Toutes ces intentions ne seraient rien sans le style. L’Amérique reste le pays de l’entertainment, et à ce petit jeu, les rappeurs redoublent d’idées pour étaler sans réserve leur mépris pour les injustices. Rosa Parks, par exemple : le morceau d’OutKast fait partie de ces tubes qui procurent l’envie toute bête de chanter sous la douche, quand bien même le sujet abordé ne se prête pas à ces élans de gaieté.
Même constat pour Don’t Don’t Do It de N.E.R.D. qui, en 2017, reprend les mots d’une Afro-Américaine, prononcés quelques secondes avant que son mari ne tombe sous les balles de la police – preuve d’une prise de conscience générale depuis l’émergence du mouvement Black Lives Matter, Pharrell, pourtant habitué à se tenir à l’écart de ce genre de problématiques au cours de ses vingt premières années de carrière, a composé dernièrement la BO de Letter To My Godfather, documentaire Netflix consacré à Clarence Avant, qui vise depuis les années 1960 à une plus grande reconnaissance des artistes Afro-Américains.
La colère gronde
Question style, les rappeurs excellent également dans la mise en images de leurs convictions.
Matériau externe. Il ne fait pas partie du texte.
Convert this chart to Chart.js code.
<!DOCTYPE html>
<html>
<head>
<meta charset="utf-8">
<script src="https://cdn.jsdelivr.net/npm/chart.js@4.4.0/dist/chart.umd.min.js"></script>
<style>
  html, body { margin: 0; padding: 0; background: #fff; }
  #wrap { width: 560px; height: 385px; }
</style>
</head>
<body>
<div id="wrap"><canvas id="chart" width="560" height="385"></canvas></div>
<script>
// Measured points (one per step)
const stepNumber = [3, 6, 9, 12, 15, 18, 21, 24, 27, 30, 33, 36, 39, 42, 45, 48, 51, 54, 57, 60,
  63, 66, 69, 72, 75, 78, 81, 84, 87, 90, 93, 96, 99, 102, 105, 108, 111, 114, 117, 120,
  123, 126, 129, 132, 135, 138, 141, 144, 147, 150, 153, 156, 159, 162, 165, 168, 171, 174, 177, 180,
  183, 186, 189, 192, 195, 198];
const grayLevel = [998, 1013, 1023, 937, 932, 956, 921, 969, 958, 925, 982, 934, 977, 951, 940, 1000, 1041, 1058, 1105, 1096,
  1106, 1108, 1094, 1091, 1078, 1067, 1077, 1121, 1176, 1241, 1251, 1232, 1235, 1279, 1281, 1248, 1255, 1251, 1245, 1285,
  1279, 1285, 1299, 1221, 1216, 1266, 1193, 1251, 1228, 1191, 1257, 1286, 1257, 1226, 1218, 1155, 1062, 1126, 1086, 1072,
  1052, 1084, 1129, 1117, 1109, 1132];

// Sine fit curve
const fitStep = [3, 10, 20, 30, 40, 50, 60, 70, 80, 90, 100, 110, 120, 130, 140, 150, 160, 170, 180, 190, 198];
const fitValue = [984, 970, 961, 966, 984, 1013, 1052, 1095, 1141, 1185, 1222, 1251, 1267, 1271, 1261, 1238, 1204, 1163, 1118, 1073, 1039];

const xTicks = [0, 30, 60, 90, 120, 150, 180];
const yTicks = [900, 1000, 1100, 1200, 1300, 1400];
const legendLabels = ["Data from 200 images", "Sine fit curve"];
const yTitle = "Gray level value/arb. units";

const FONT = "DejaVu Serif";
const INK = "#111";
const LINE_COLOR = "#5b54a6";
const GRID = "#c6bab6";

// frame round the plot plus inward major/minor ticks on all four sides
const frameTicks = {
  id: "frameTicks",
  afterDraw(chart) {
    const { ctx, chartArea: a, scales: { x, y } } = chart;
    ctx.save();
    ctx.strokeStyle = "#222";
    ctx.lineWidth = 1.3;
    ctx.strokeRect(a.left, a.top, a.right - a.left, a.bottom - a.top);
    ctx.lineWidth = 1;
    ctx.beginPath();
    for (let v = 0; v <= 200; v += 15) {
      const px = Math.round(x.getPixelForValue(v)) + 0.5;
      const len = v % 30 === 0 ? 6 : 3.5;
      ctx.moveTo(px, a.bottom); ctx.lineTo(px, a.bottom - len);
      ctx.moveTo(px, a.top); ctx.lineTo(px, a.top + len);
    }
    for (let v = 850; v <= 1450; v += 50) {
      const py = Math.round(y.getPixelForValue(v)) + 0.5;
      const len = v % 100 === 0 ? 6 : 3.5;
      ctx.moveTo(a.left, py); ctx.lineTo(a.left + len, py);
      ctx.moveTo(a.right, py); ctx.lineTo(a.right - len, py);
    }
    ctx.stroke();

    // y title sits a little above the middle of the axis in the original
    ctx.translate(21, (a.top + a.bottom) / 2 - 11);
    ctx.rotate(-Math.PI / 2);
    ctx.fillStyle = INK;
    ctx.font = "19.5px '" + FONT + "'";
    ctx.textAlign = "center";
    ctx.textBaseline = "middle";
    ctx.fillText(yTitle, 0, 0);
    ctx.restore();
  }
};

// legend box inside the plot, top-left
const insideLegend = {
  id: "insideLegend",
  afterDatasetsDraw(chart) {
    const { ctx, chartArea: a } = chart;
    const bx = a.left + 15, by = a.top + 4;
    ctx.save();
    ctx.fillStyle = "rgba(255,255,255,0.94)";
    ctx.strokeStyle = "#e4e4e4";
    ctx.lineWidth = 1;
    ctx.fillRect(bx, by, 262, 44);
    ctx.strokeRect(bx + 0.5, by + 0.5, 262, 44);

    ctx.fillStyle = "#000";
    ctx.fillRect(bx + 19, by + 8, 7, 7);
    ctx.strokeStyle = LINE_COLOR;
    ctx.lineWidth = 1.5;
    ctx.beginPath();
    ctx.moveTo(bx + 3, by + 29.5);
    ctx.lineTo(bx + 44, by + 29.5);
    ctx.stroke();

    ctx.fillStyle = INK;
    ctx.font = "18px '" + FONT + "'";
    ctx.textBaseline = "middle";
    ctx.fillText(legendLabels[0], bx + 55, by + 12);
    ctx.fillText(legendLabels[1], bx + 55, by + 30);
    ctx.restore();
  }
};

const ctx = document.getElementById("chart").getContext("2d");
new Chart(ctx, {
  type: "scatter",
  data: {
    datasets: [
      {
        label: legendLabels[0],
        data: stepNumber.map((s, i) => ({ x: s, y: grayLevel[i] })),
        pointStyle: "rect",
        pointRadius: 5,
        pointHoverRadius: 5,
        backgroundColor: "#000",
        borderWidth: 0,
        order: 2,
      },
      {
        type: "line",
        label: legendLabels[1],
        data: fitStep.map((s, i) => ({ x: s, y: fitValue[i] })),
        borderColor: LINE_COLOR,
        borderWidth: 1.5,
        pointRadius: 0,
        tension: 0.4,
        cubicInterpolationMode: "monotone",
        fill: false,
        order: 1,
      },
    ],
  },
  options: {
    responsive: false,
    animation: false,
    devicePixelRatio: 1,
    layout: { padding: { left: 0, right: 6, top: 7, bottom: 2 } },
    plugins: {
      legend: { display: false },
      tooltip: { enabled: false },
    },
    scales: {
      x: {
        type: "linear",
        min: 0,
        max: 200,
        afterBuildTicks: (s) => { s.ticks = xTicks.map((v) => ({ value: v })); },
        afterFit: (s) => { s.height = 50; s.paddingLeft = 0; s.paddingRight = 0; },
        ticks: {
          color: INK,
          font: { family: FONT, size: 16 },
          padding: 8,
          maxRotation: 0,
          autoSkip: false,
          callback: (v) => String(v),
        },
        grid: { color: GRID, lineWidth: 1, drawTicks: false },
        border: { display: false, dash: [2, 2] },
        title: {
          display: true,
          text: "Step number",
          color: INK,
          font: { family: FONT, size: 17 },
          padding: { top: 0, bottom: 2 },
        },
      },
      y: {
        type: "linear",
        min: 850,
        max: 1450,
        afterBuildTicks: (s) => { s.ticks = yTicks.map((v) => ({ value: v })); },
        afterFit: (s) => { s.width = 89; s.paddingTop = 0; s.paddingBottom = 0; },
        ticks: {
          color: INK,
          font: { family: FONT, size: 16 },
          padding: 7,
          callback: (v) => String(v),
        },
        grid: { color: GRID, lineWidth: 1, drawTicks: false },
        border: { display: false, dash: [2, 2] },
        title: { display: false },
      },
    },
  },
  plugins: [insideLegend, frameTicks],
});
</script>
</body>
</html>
Ainsi de This Is America de Childish Gambino, de Formation, où Beyoncé met en scène un jeune danseur noir face à une rangée de brigades anti-émeutes, et Alright, où Kendrick Lamar rappe depuis une voiture portée comme un cercueil par quatre policiers, quelques secondes avant de dominer la ville de Los Angeles, perché sur un lampadaire, dont il finit par chuter, abattu par les forces de l’ordre…
Parfois, les intentions se font plus frontales, comme sur le fameux FDT (Fuck Donald Trump) de YG (revisité depuis en FTP, pour “Fuck the police”) ou PIG Feet, dont le clip vaut comme un avertissement : “Les vidéos qui composent ce clip sont issues d’évènements qui se déroulent juste de l’autre côté de votre fenêtre”, préviennent Terrace Martin, Kamasi Washington et Denzel Curry, dont on sait l’intérêt pour la question des violences policières – le MC de Carol City fréquentait le même lycée que Trayvon Martin, tué par balles à seulement 17 ans en 2012.
“Ils disent qu’ils veulent te voir réussir, mais ce n’est pas le cas/Tu vis bien ? Ils te flashent avec une lumière sur le visage”, rappait déjà Mos Def en 1999, symbolisant une défaite sociale : celle d’un pays qui, malgré le mouvement des droits civiques, malgré les activistes du Black Lives Matter, malgré la présence d’un président noir, continue de refuser l’égalité à une partie de sa population.